Виталий Яковлевич Виленкин:
Ее сосредоточенность на своей литературной судьбе в последние годы, вероятно, могла иногда показаться даже чрезмерной. Но только на поверхностный взгляд. В ее творческом самосознании не было эгоцентризма, она никогда не замыкалась в себе и не ставила себя выше других. Судя по многим ее высказываниям, которые мне приходилось слышать, Ахматовой вообще было свойственно видеть себя как поэта не отдельно и отнюдь не на «пьедестале», а в ряду других поэтов своего времени. От Блока, Маяковского, Хлебникова, Мандельштама, Пастернака, Цветаевой — до Твардовского, Заболоцкого, Ольги Берггольц, Марии Петровых, Арсения Тарковского, до молодого поэтического окружения ее последних лет.
Вряд ли она сомневалась в том, что у нее есть свое место в истории поэзии XX века. Но вот ведь почему-то совсем не любила, когда ее сверхпочтительно встречали как «живого классика», обычно отвечала на подобные декларации юмором или каким-нибудь нарочито житейским прозаизмом. Она не могла не думать о том, в чем сейчас непосредственно выражается ее участие в литературной жизни страны, о том, как воспринимается читателем, особенно молодым, новое в ее стихах, в ее последней заветной поэме. Отсюда и протест против возможных искажений и «перекосов» ее творческой биографии. <…>
Поражала и не могла не поражать в этой старой, уже малоподвижной физически, больной и усталой женщине какая-то все возраставшая напряженность духовной жизни, какое-то непрерывное торжество духа творчества над старостью, над болезнями, над бездомностью и мало ли еще над какими невзгодами. Ведь за последние годы она ни разу не приезжала в Москву без стихов, и каких стихов!

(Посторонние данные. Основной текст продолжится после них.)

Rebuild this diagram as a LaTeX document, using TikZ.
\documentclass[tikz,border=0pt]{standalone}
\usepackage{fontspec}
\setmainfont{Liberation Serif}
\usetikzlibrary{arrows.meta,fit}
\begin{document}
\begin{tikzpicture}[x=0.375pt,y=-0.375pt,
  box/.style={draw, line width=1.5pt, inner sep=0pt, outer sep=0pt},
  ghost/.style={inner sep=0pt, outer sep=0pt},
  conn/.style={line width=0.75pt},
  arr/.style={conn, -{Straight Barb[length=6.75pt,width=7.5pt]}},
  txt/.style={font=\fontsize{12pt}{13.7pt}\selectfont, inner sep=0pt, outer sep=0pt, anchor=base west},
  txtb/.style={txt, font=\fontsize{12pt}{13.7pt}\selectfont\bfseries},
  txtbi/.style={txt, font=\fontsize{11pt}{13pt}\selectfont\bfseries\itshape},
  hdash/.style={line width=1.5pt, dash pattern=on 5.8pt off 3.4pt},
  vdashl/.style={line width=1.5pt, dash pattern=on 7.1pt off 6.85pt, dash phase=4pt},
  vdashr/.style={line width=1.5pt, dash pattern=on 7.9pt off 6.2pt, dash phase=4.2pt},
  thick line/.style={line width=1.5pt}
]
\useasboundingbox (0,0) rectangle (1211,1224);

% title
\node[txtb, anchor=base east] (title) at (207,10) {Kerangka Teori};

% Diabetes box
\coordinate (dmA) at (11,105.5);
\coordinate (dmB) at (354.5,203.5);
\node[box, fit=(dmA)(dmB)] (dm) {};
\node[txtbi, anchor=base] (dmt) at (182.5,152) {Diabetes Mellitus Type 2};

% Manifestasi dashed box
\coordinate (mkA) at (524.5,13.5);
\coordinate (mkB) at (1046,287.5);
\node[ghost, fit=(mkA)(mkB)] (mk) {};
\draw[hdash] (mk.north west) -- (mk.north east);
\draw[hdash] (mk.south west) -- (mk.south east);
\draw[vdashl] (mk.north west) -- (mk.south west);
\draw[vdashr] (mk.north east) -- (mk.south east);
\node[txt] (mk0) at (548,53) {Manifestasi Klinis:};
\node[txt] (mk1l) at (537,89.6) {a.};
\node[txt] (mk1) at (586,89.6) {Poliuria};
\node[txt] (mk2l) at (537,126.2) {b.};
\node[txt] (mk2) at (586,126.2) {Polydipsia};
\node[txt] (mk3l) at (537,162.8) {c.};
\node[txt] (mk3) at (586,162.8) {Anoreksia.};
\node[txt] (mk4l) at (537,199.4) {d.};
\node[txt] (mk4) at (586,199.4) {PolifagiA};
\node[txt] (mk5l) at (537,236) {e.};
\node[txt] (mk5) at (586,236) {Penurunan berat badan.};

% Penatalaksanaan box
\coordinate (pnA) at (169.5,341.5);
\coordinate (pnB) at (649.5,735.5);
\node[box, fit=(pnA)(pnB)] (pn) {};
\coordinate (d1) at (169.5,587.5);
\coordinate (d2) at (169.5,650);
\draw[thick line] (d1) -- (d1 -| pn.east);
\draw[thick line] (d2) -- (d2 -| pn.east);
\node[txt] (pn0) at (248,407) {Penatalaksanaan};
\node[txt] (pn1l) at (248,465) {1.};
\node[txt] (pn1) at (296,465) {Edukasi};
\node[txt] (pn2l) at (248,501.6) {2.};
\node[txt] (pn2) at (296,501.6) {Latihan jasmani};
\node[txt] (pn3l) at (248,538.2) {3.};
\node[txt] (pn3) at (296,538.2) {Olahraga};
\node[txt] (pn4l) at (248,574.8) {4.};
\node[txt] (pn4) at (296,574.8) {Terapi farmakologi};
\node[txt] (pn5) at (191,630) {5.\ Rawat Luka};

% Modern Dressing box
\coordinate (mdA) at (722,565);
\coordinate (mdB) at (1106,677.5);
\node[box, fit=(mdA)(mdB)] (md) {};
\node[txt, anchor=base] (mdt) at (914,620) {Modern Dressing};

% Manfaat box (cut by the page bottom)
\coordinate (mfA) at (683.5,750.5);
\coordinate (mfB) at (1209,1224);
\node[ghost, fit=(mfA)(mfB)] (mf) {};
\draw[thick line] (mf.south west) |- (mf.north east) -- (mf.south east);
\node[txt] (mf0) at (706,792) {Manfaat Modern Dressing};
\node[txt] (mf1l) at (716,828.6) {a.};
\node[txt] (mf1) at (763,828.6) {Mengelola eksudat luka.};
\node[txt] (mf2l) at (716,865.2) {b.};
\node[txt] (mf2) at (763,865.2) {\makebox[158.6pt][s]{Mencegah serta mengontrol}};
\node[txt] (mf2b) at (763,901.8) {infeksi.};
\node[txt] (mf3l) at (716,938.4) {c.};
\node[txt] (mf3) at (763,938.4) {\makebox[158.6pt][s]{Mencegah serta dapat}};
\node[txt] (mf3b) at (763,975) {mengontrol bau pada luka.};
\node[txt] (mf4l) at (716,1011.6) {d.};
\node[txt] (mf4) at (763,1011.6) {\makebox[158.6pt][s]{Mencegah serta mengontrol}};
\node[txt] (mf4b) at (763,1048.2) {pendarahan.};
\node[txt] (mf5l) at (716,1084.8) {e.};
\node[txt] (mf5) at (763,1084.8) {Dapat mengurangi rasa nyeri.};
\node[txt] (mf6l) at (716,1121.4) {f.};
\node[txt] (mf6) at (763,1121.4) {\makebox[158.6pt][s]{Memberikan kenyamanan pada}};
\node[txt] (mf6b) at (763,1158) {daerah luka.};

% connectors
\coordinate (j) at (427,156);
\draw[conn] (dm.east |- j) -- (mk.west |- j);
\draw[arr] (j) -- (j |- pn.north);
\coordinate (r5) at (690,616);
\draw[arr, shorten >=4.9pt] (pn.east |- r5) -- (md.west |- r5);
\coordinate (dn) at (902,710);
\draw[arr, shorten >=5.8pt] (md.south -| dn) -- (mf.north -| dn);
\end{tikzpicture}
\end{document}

Анатолий Генрихович Найман:
В последние годы, однако, переезды давались ей все труднее, главным образом из-за болезни сердца. За час до выхода из дома появлялись симптомы Reisefieber, предотъездной лихорадки, иногда случался сердечный приступ. Ездила она только с какой-нибудь близкой знакомой или свойственницей. На вокзал прибывали задолго до подачи поезда к перрону. Как-то раз сидели в зале ожидания на Московском вокзале в Ленинграде, и сопровождавшая ее Стенич-Большинцова вспомнила, как они с мужем провожали Мандельштама и тоже приехали раньше времени; в зале стояла пальма в кадке, Мандельштам повесил на нее свой узелок и произнес: «Одинокий странник в пустыне». Кто-нибудь из молодых назначался ответственным за ахматовский багаж, кто-то постоянно находился возле нее с нитроглицерином под рукой — другой флакон с нитроглицерином всегда лежал у нее в сумочке. Шла к вагону она медленно, опираясь на чью-нибудь руку, и время от времени останавливалась отдохнуть.